Yesterday we mentioned Spain and Portugal. Next stop: Denmark. Groklaw has the translation.
[PJ: The link takes you to an article in Danish, and Robin Theander was kind enough to translate a bit of it for us. Note that the article lists the members of the committee in Denmark that will be voting on OOXML and puts a star next to all those who are Microsoft partners -- 17 out of the total 31:]
A committee from Danish Standardisation is going to decide whether to recommend a Microsoft standard as an open standard internationally. A majority in the committee have close connections to Microsoft, however….17 out of the 31 members in the committee are so called Microsoft partners….The European interest organisation Foundation for a Free Information Infrastructure accuses Microsoft of influencing the decision process by asking partners to join the national decision committee.
Here is the article in Danish.
Update: Groklaw followed up with an update/correction that is important.
[PJ: Again in Danish, but Groklaw's Karl E. Jorgensen translates for us what appears to be a foregone conclusion based on inaccurate information. And the public discussion period there is over:]
When Danish civil servants from 2008 click their way through the spreadsheet or text document, the programs on the PC must build on an open standard. This does not necessarily mean that Excel and Word are rejected in favour of open source software. Because at the same time, ECMA’s document standard OO XML is on its way as an open ISO standard….
“When the Open XML standard now comes up for public review in 30 countries, it is a good example of how an open standard is created.
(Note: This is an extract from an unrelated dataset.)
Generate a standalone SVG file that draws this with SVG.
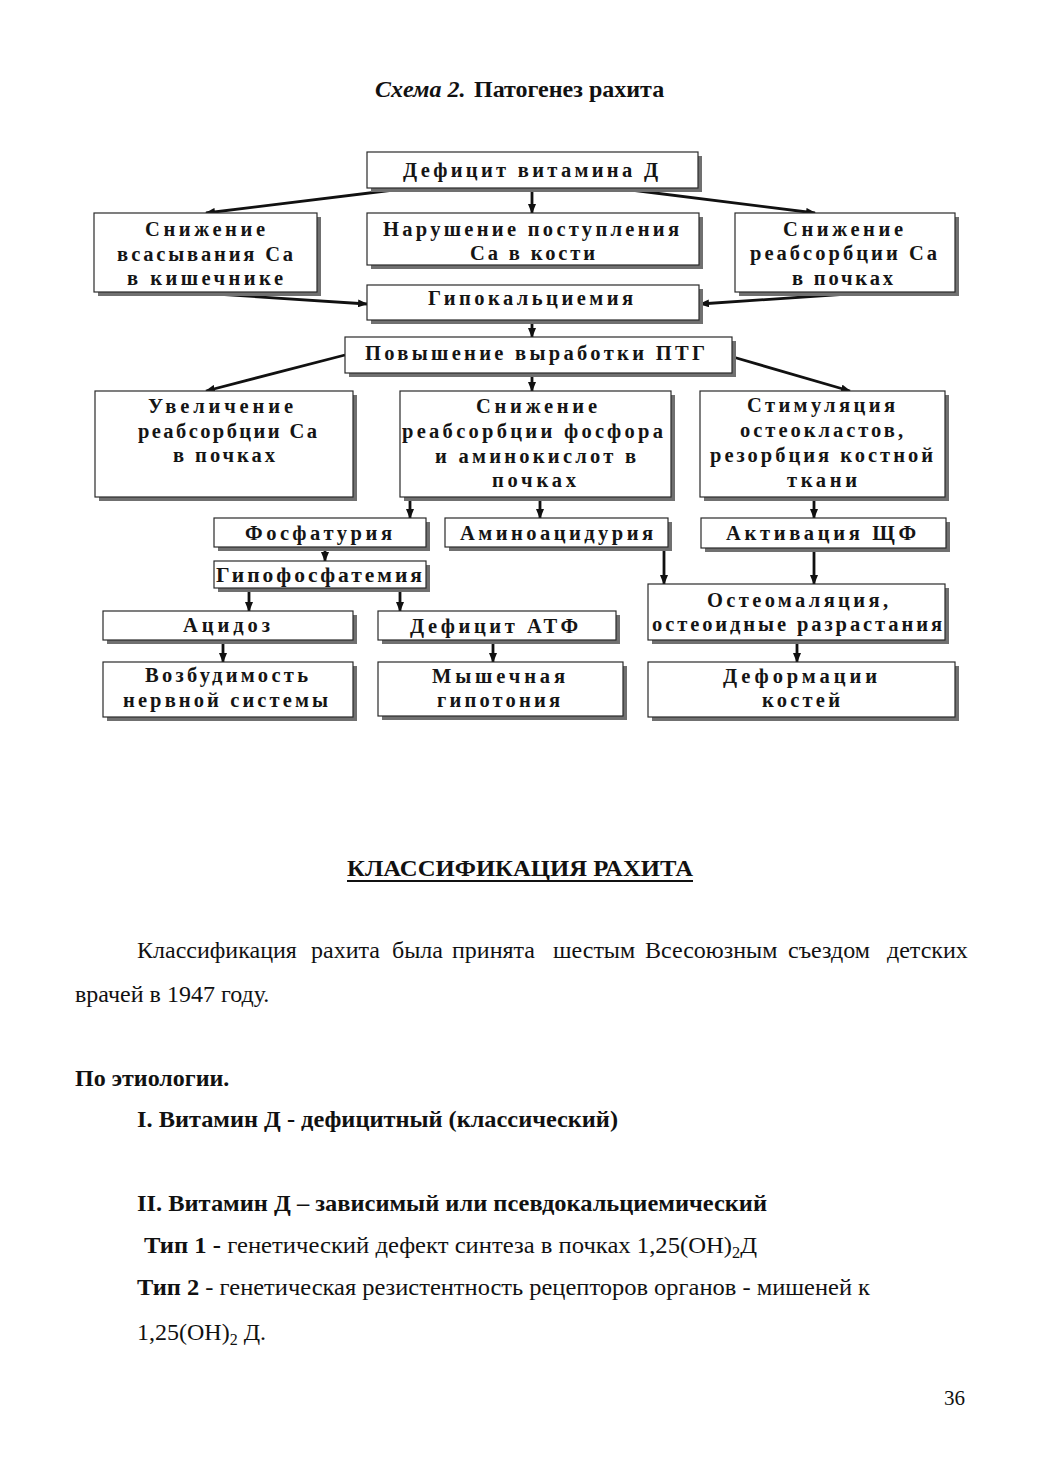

Everbody can comment on the draft standard, and then it is the task of the standards organistations to ensure the biggest possible concensous about the final standard, which subsequently can be accessed and used by everybody” says Pia Elleby Lange, Center Manager at Dansk Standard.
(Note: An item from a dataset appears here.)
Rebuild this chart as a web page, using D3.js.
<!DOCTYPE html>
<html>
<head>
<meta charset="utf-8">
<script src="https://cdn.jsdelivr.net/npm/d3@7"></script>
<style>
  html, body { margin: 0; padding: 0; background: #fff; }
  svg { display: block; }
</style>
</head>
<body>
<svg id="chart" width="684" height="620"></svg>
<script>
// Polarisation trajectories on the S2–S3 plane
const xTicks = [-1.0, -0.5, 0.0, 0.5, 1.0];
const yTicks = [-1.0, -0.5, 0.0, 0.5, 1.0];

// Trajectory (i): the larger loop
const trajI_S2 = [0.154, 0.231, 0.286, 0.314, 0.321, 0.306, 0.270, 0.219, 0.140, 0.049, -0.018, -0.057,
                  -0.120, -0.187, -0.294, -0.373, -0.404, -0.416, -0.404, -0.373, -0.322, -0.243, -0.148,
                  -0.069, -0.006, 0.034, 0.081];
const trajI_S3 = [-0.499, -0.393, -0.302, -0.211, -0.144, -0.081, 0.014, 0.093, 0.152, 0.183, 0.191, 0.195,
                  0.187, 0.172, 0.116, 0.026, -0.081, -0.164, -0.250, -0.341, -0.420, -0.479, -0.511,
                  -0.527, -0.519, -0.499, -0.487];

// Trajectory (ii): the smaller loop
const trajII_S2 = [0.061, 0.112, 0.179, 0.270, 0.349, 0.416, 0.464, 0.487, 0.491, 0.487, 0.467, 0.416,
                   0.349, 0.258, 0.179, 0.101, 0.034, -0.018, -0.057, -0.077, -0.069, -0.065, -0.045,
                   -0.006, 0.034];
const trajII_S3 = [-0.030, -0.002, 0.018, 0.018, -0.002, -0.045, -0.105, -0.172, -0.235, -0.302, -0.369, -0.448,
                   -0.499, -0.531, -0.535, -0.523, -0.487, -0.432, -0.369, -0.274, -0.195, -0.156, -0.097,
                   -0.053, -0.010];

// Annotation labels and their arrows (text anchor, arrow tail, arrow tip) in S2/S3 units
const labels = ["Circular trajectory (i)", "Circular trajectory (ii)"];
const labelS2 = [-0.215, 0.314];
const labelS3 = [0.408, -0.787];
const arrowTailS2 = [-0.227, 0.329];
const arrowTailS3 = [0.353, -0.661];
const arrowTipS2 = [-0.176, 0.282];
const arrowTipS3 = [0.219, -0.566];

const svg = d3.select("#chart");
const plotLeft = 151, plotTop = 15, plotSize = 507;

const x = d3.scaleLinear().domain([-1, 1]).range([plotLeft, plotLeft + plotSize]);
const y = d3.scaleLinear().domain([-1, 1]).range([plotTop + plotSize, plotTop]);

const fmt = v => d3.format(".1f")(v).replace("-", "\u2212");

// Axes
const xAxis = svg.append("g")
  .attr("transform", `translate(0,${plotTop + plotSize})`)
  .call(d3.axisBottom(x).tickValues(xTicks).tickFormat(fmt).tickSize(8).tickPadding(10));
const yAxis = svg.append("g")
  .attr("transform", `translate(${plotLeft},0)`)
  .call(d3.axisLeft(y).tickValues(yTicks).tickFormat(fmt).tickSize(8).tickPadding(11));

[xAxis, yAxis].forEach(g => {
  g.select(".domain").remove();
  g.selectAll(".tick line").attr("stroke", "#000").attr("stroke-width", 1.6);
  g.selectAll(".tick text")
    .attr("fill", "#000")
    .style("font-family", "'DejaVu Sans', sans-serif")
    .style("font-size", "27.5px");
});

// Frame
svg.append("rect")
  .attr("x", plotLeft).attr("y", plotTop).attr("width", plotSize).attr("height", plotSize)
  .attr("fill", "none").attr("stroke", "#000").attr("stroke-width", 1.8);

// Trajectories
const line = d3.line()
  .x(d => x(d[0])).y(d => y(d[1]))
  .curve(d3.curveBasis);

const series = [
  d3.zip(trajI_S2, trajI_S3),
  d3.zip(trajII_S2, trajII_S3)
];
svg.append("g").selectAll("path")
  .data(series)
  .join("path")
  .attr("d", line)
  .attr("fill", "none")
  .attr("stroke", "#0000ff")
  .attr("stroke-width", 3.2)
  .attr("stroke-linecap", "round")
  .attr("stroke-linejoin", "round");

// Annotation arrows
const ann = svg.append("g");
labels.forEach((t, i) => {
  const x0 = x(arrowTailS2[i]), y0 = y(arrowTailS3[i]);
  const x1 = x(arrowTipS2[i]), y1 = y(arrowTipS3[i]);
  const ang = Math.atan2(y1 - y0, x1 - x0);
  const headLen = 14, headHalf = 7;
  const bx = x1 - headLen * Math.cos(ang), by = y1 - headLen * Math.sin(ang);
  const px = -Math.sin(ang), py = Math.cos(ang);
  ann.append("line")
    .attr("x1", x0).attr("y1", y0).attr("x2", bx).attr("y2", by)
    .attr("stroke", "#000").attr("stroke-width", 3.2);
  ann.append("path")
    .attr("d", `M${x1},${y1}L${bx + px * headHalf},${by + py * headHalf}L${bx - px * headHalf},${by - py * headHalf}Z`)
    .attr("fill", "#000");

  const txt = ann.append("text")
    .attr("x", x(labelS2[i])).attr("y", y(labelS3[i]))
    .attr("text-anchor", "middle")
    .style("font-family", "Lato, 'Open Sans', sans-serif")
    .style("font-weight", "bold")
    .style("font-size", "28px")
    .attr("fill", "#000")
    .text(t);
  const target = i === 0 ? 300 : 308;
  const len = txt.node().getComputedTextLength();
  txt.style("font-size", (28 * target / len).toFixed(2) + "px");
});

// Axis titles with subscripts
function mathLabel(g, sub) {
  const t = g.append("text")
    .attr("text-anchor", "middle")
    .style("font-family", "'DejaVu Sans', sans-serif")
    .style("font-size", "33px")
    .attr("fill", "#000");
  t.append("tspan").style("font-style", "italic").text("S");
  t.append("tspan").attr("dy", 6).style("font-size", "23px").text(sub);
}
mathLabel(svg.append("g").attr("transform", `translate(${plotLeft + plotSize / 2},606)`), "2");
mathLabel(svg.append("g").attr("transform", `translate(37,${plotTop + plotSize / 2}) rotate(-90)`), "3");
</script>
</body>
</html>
Update #2: it is also worth sharing the following new article. As it clearly shows, outside the United States, things seem brighter for ODF and its derivatives.
While the US is an important member of the ISO, it is still only one of many member nations, most of which are in the process of finalizing their own decisions on the bid. The general trend among non-US countries is for rejection of the Office Open XML fast-track proposal, with many nations voicing objections to the process and some to the file format itself.